Here is an interesting question for those who are familiar with vacuum science techniques. In the attached picture we have a damaged surface of a KF flange, which comes from the turbo pump outlet and connects to a roughing pump. We believe this is a source of major leak (our roughing pump or helium leak-checker can pump out a small 4-way cross efficiently, but the same 4-way cross attached to the turbo pump (inlet sealed) cannot be pumped down efficiently).
How would one fix a scratched flange surface like this? Tried putting some silicone vacuum grease but didn't fix the problem.
UPDATE (01/31/2019) : We tried the PTFE o-ring as suggested below, but it did not prevent the leak. My suspicion is that because the damage is on the inner diameter of the flange, the o-ring cannot simply fill in the gap resulting in the inner diameter (only the centering ring, not the o-ring, touches there I think).

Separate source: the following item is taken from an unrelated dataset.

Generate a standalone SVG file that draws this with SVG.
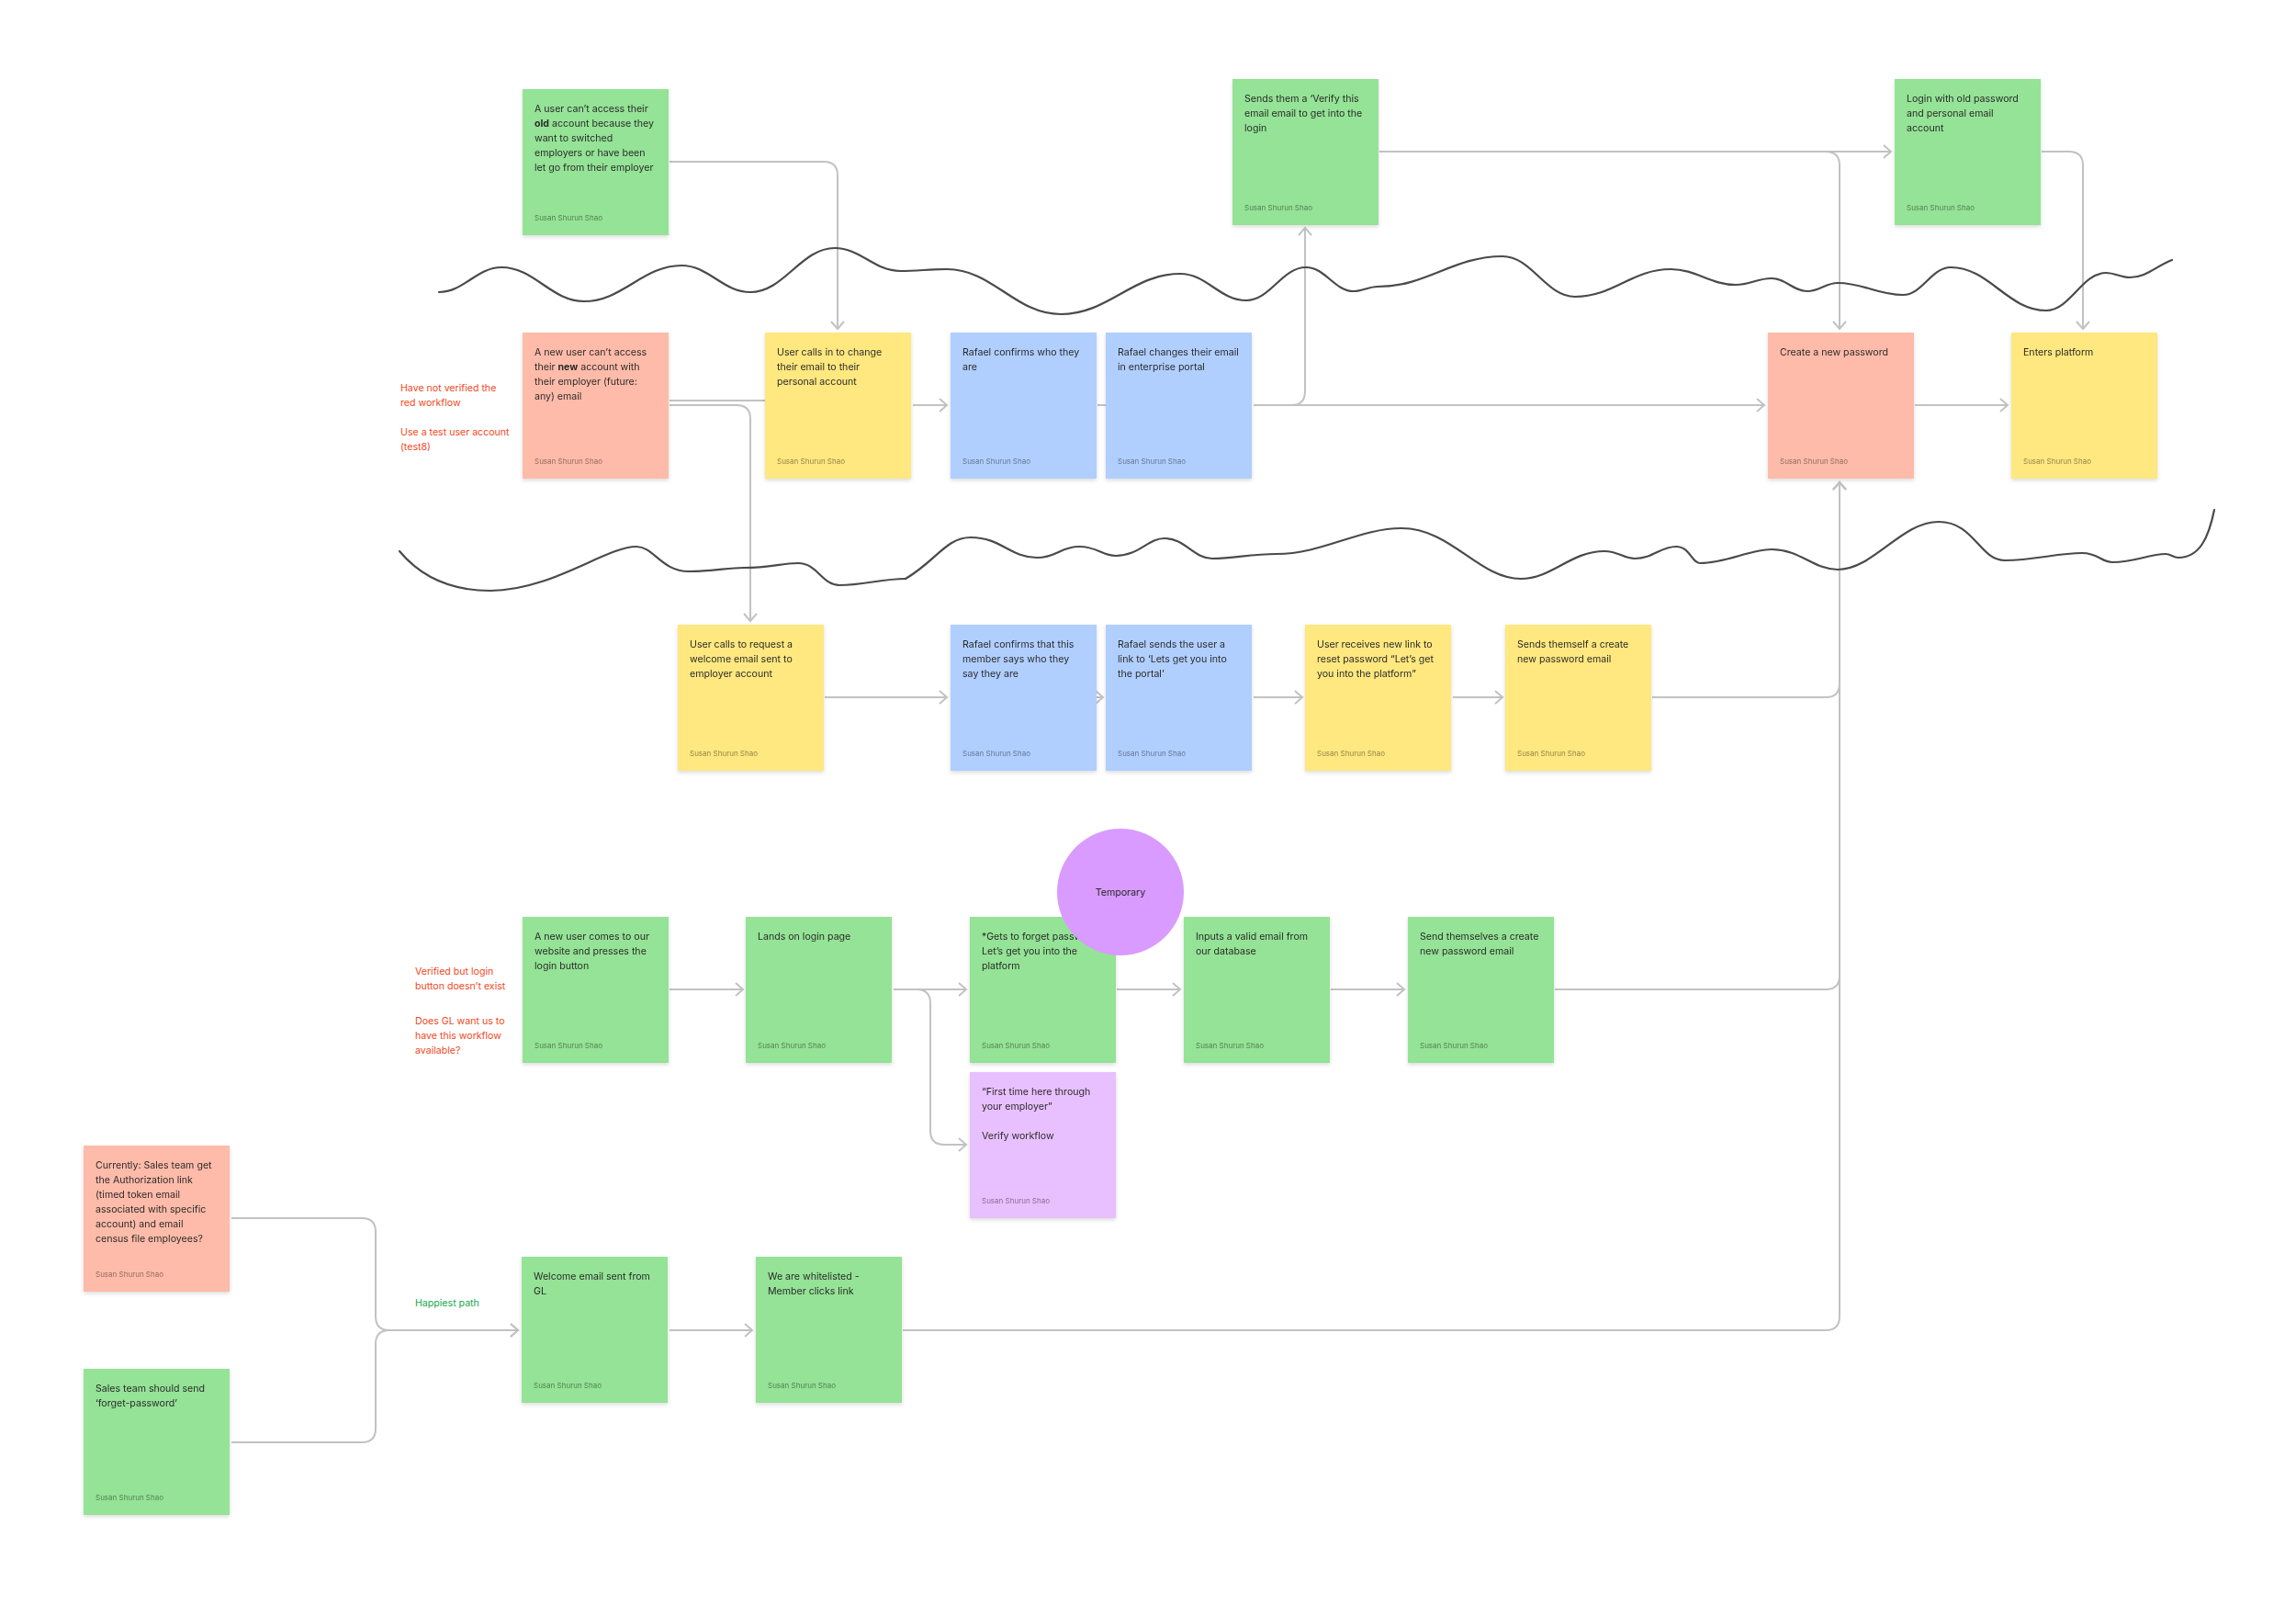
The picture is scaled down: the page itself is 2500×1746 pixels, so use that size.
<svg xmlns="http://www.w3.org/2000/svg" width="2500" height="1746" viewBox="0 0 2500 1746">
<style>
.t{font-family:Inter,"Liberation Sans",sans-serif;font-size:10.6px;fill:#2a2a2a}
.au{font-family:Inter,"Liberation Sans",sans-serif;font-size:8px;fill:#000;fill-opacity:.45}
.note{filter:url(#sh)}
.g{fill:#94E396}.r{fill:#FFBBA9}.y{fill:#FFE87F}.b{fill:#B0CFFF}.p{fill:#E9C0FF}
.c{fill:none;stroke:#C2C2C2;stroke-width:2}
.ca{marker-end:url(#arr)}
.sq{fill:none;stroke:#4a4a4a;stroke-width:2.2;stroke-linecap:round;stroke-linejoin:round}
.red{font-family:Inter,"Liberation Sans",sans-serif;font-size:10.6px;fill:#F24822}
.grn{font-family:Inter,"Liberation Sans",sans-serif;font-size:10.6px;fill:#14A84A}
</style>
<defs>
<filter id="sh" x="-10%" y="-10%" width="125%" height="130%">
<feDropShadow dx="0" dy="2" stdDeviation="2" flood-color="#000" flood-opacity="0.14"/>
</filter>
<marker id="arr" markerUnits="userSpaceOnUse" viewBox="0 0 14 16" markerWidth="14" markerHeight="16" refX="11" refY="8" orient="auto">
<path d="M3,1 L11,8 L3,15" fill="none" stroke="#C2C2C2" stroke-width="2"/>
</marker>
</defs>
<rect width="2500" height="1746" fill="#fff"/>

<g id="connectors">
<path class="c ca" d="M729,176 H897 Q912,176 912,191 V358"/>
<path class="c" d="M729,436 H833"/>
<path class="c ca" d="M994,441 H1031"/>
<path class="c" d="M1195,441 H1204"/>
<path class="c ca" d="M1365,441 H1921"/>
<path class="c ca" d="M1365,441 H1406 Q1421,441 1421,426 V248"/>
<path class="c ca" d="M1502,165 H2059"/>
<path class="c ca" d="M1502,165 H1988 Q2003,165 2003,180 V358"/>
<path class="c ca" d="M2223,165 H2253 Q2268,165 2268,180 V358"/>
<path class="c ca" d="M2085,441 H2186"/>
<path class="c ca" d="M729,441 H802 Q817,441 817,456 V676"/>
<path class="c ca" d="M898,759 H1031"/>
<path class="c ca" d="M1194,759 H1201"/>
<path class="c ca" d="M1365,759 H1418"/>
<path class="c ca" d="M1582,759 H1636"/>
<path class="c ca" d="M1799,759 H1988 Q2003,759 2003,744 V525"/>
<path class="c ca" d="M729,1077 H809"/>
<path class="c ca" d="M973,1077 H1052"/>
<path class="c ca" d="M973,1077 H998 Q1013,1077 1013,1092 V1231 Q1013,1246 1028,1246 H1052"/>
<path class="c ca" d="M1216,1077 H1285"/>
<path class="c ca" d="M1449,1077 H1529"/>
<path class="c ca" d="M1693,1077 H1988 Q2003,1077 2003,1062 V525"/>
<path class="c ca" d="M252,1326 H394 Q409,1326 409,1341 V1433 Q409,1448 424,1448 H564"/>
<path class="c ca" d="M252,1570 H394 Q409,1570 409,1555 V1463 Q409,1448 424,1448 H564"/>
<path class="c ca" d="M729,1448 H819"/>
<path class="c ca" d="M983,1448 H1988 Q2003,1448 2003,1433 V525"/>
</g>

<g id="squiggles">
<path class="sq" d="M478,318 C505,318 519,291 546,291 C582,291 600,328 636,328 C678,328 700,289 742,289 C772,289 787,318 817,318 C854,318 872,270 909,270 C937,270 952,295 980,295 C1000,295 1011,293 1031,293 C1081,293 1105,342 1155,342 C1207,342 1233,298 1285,298 C1314,298 1328,327 1357,327 C1383,327 1396,291 1422,291 C1443,291 1453,317 1474,317 C1484,317 1490,312 1500,312 C1554,312 1582,279 1636,279 C1668,279 1683,323 1715,323 C1757,323 1777,293 1819,293 C1847,293 1862,310 1890,310 C1906,310 1913,303 1929,303 C1945,303 1952,317 1968,317 C1981,317 1988,308 2001,308 C2029,308 2044,321 2072,321 C2093,321 2103,291 2124,291 C2166,291 2186,338 2228,338 C2254,338 2267,297 2293,297 C2303,297 2309,302 2319,302 C2337,302 2347,290 2365,283"/>
<path class="sq" d="M435,600 C460,630 495,643 534,643 C600,643 660,595 693,595 C712,595 720,622 750,622 C780,622 790,618 810,618 C840,618 850,613 869,613 C890,613 895,637 914,637 C940,637 960,630 986,630"/>
<path class="sq" d="M986,630 C1020,610 1030,585 1057,585 C1090,585 1100,607 1129,607 C1150,607 1155,595 1175,595 C1195,595 1200,605 1215,605 C1240,605 1250,586 1268,586 C1290,586 1300,608 1320,608 C1345,608 1360,603 1390,603 C1440,603 1480,575 1526,575 C1580,575 1610,630 1656,630 C1690,630 1710,600 1747,600 C1762,600 1768,608 1780,608 C1800,608 1808,595 1825,595 C1840,595 1842,613 1851,613 C1880,613 1905,598 1929,598 C1960,598 1975,620 2001,620 C2040,620 2070,568 2111,568 C2150,568 2155,610 2183,610 C2215,610 2240,602 2267,602 C2285,602 2288,612 2300,612 C2325,612 2340,603 2358,603 C2364,603 2366,607 2372,607 C2395,607 2405,585 2411,555"/>
</g>

<g id="note-a" class="note"><rect class="g" x="569" y="97" width="159" height="159"/>
<text class="t" x="582" y="122"><tspan x="582">A user can’t access their</tspan><tspan x="582" dy="16"><tspan font-weight="700">old</tspan> account because they</tspan><tspan x="582" dy="16">want to switched</tspan><tspan x="582" dy="16">employers or have been</tspan><tspan x="582" dy="16">let go from their employer</tspan></text>
<text class="au" x="582" y="240">Susan Shurun Shao</text></g>

<g id="note-b" class="note"><rect class="r" x="569" y="362" width="159" height="159"/>
<text class="t" x="582" y="387"><tspan x="582">A new user can’t access</tspan><tspan x="582" dy="16">their <tspan font-weight="700">new</tspan> account with</tspan><tspan x="582" dy="16">their employer (future:</tspan><tspan x="582" dy="16">any) email</tspan></text>
<text class="au" x="582" y="505">Susan Shurun Shao</text></g>

<g id="note-c" class="note"><rect class="y" x="833" y="362" width="159" height="159"/>
<text class="t" x="846" y="387"><tspan x="846">User calls in to change</tspan><tspan x="846" dy="16">their email to their</tspan><tspan x="846" dy="16">personal account</tspan></text>
<text class="au" x="846" y="505">Susan Shurun Shao</text></g>

<g id="note-d" class="note"><rect class="b" x="1035" y="362" width="159" height="159"/>
<text class="t" x="1048" y="387"><tspan x="1048">Rafael confirms who they</tspan><tspan x="1048" dy="16">are</tspan></text>
<text class="au" x="1048" y="505">Susan Shurun Shao</text></g>

<g id="note-e" class="note"><rect class="b" x="1204" y="362" width="159" height="159"/>
<text class="t" x="1217" y="387"><tspan x="1217">Rafael changes their email</tspan><tspan x="1217" dy="16">in enterprise portal</tspan></text>
<text class="au" x="1217" y="505">Susan Shurun Shao</text></g>

<g id="note-f" class="note"><rect class="g" x="1342" y="86" width="159" height="159"/>
<text class="t" x="1355" y="111"><tspan x="1355">Sends them a ‘Verify this</tspan><tspan x="1355" dy="16">email email to get into the</tspan><tspan x="1355" dy="16">login</tspan></text>
<text class="au" x="1355" y="229">Susan Shurun Shao</text></g>

<g id="note-g" class="note"><rect class="g" x="2063" y="86" width="159" height="159"/>
<text class="t" x="2076" y="111"><tspan x="2076">Login with old password</tspan><tspan x="2076" dy="16">and personal email</tspan><tspan x="2076" dy="16">account</tspan></text>
<text class="au" x="2076" y="229">Susan Shurun Shao</text></g>

<g id="note-h" class="note"><rect class="r" x="1925" y="362" width="159" height="159"/>
<text class="t" x="1938" y="387">Create a new password</text>
<text class="au" x="1938" y="505">Susan Shurun Shao</text></g>

<g id="note-i" class="note"><rect class="y" x="2190" y="362" width="159" height="159"/>
<text class="t" x="2203" y="387">Enters platform</text>
<text class="au" x="2203" y="505">Susan Shurun Shao</text></g>

<g id="note-j" class="note"><rect class="y" x="738" y="680" width="159" height="159"/>
<text class="t" x="751" y="705"><tspan x="751">User calls to request a</tspan><tspan x="751" dy="16">welcome email sent to</tspan><tspan x="751" dy="16">employer account</tspan></text>
<text class="au" x="751" y="823">Susan Shurun Shao</text></g>

<g id="note-k" class="note"><rect class="b" x="1035" y="680" width="159" height="159"/>
<text class="t" x="1048" y="705"><tspan x="1048">Rafael confirms that this</tspan><tspan x="1048" dy="16">member says who they</tspan><tspan x="1048" dy="16">say they are</tspan></text>
<text class="au" x="1048" y="823">Susan Shurun Shao</text></g>

<g id="note-l" class="note"><rect class="b" x="1204" y="680" width="159" height="159"/>
<text class="t" x="1217" y="705"><tspan x="1217">Rafael sends the user a</tspan><tspan x="1217" dy="16">link to ‘Lets get you into</tspan><tspan x="1217" dy="16">the portal’</tspan></text>
<text class="au" x="1217" y="823">Susan Shurun Shao</text></g>

<g id="note-m" class="note"><rect class="y" x="1421" y="680" width="159" height="159"/>
<text class="t" x="1434" y="705"><tspan x="1434">User receives new link to</tspan><tspan x="1434" dy="16">reset password “Let’s get</tspan><tspan x="1434" dy="16">you into the platform”</tspan></text>
<text class="au" x="1434" y="823">Susan Shurun Shao</text></g>

<g id="note-n" class="note"><rect class="y" x="1639" y="680" width="159" height="159"/>
<text class="t" x="1652" y="705"><tspan x="1652">Sends themself a create</tspan><tspan x="1652" dy="16">new password email</tspan></text>
<text class="au" x="1652" y="823">Susan Shurun Shao</text></g>

<g id="note-o" class="note"><rect class="g" x="569" y="998" width="159" height="159"/>
<text class="t" x="582" y="1023"><tspan x="582">A new user comes to our</tspan><tspan x="582" dy="16">website and presses the</tspan><tspan x="582" dy="16">login button</tspan></text>
<text class="au" x="582" y="1141">Susan Shurun Shao</text></g>

<g id="note-p" class="note"><rect class="g" x="812" y="998" width="159" height="159"/>
<text class="t" x="825" y="1023">Lands on login page</text>
<text class="au" x="825" y="1141">Susan Shurun Shao</text></g>

<g id="note-q" class="note"><rect class="g" x="1056" y="998" width="159" height="159"/>
<text class="t" x="1069" y="1023"><tspan x="1069">*Gets to forget password</tspan><tspan x="1069" dy="16">Let’s get you into the</tspan><tspan x="1069" dy="16">platform</tspan></text>
<text class="au" x="1069" y="1141">Susan Shurun Shao</text></g>

<g id="note-r" class="note"><rect class="g" x="1289" y="998" width="159" height="159"/>
<text class="t" x="1302" y="1023"><tspan x="1302">Inputs a valid email from</tspan><tspan x="1302" dy="16">our database</tspan></text>
<text class="au" x="1302" y="1141">Susan Shurun Shao</text></g>

<g id="note-s" class="note"><rect class="g" x="1533" y="998" width="159" height="159"/>
<text class="t" x="1546" y="1023"><tspan x="1546">Send themselves a create</tspan><tspan x="1546" dy="16">new password email</tspan></text>
<text class="au" x="1546" y="1141">Susan Shurun Shao</text></g>

<g id="note-t" class="note"><rect class="p" x="1056" y="1167" width="159" height="159"/>
<text class="t" x="1069" y="1192"><tspan x="1069">“First time here through</tspan><tspan x="1069" dy="16">your employer”</tspan><tspan x="1069" dy="32">Verify workflow</tspan></text>
<text class="au" x="1069" y="1310">Susan Shurun Shao</text></g>

<g id="note-u" class="note"><rect class="r" x="91" y="1247" width="159" height="159"/>
<text class="t" x="104" y="1272"><tspan x="104">Currently: Sales team get</tspan><tspan x="104" dy="16">the Authorization link</tspan><tspan x="104" dy="16">(timed token email</tspan><tspan x="104" dy="16">associated with specific</tspan><tspan x="104" dy="16">account) and email</tspan><tspan x="104" dy="16">census file employees?</tspan></text>
<text class="au" x="104" y="1390">Susan Shurun Shao</text></g>

<g id="note-v" class="note"><rect class="g" x="91" y="1490" width="159" height="159"/>
<text class="t" x="104" y="1515"><tspan x="104">Sales team should send</tspan><tspan x="104" dy="16">‘forget-password’</tspan></text>
<text class="au" x="104" y="1633">Susan Shurun Shao</text></g>

<g id="note-w" class="note"><rect class="g" x="568" y="1368" width="159" height="159"/>
<text class="t" x="581" y="1393"><tspan x="581">Welcome email sent from</tspan><tspan x="581" dy="16">GL</tspan></text>
<text class="au" x="581" y="1511">Susan Shurun Shao</text></g>

<g id="note-x" class="note"><rect class="g" x="823" y="1368" width="159" height="159"/>
<text class="t" x="836" y="1393"><tspan x="836">We are whitelisted -</tspan><tspan x="836" dy="16">Member clicks link</tspan></text>
<text class="au" x="836" y="1511">Susan Shurun Shao</text></g>

<g id="temporary"><circle cx="1220" cy="971" r="69" fill="#D99BFF"/>
<text class="t" x="1220" y="975" text-anchor="middle">Temporary</text></g>

<g id="annotations">
<text class="red" x="436" y="426"><tspan x="436">Have not verified the</tspan><tspan x="436" dy="16">red workflow</tspan></text>
<text class="red" x="436" y="474"><tspan x="436">Use a test user account</tspan><tspan x="436" dy="16">(test8)</tspan></text>
<text class="red" x="452" y="1061"><tspan x="452">Verified but login</tspan><tspan x="452" dy="16">button doesn’t exist</tspan></text>
<text class="red" x="452" y="1115"><tspan x="452">Does GL want us to</tspan><tspan x="452" dy="16">have this workflow</tspan><tspan x="452" dy="16">available?</tspan></text>
<text class="grn" x="452" y="1422">Happiest path</text>
</g>
</svg>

UPDATE 2 (03/08/2019) : The turbopump was repaired by Duniway Stockroom. What they tell me is that the scratches were not to blame for the leak! What matters for the foreline flange is the presence of deep scratches that may connect to the outside, and in our case, no scratches were of this kind. The deep scratches that we had were closer toward the inner diameter. The actual culprit for the leak was that there was a crack in the joint between the foreline flange and the main body of the pump.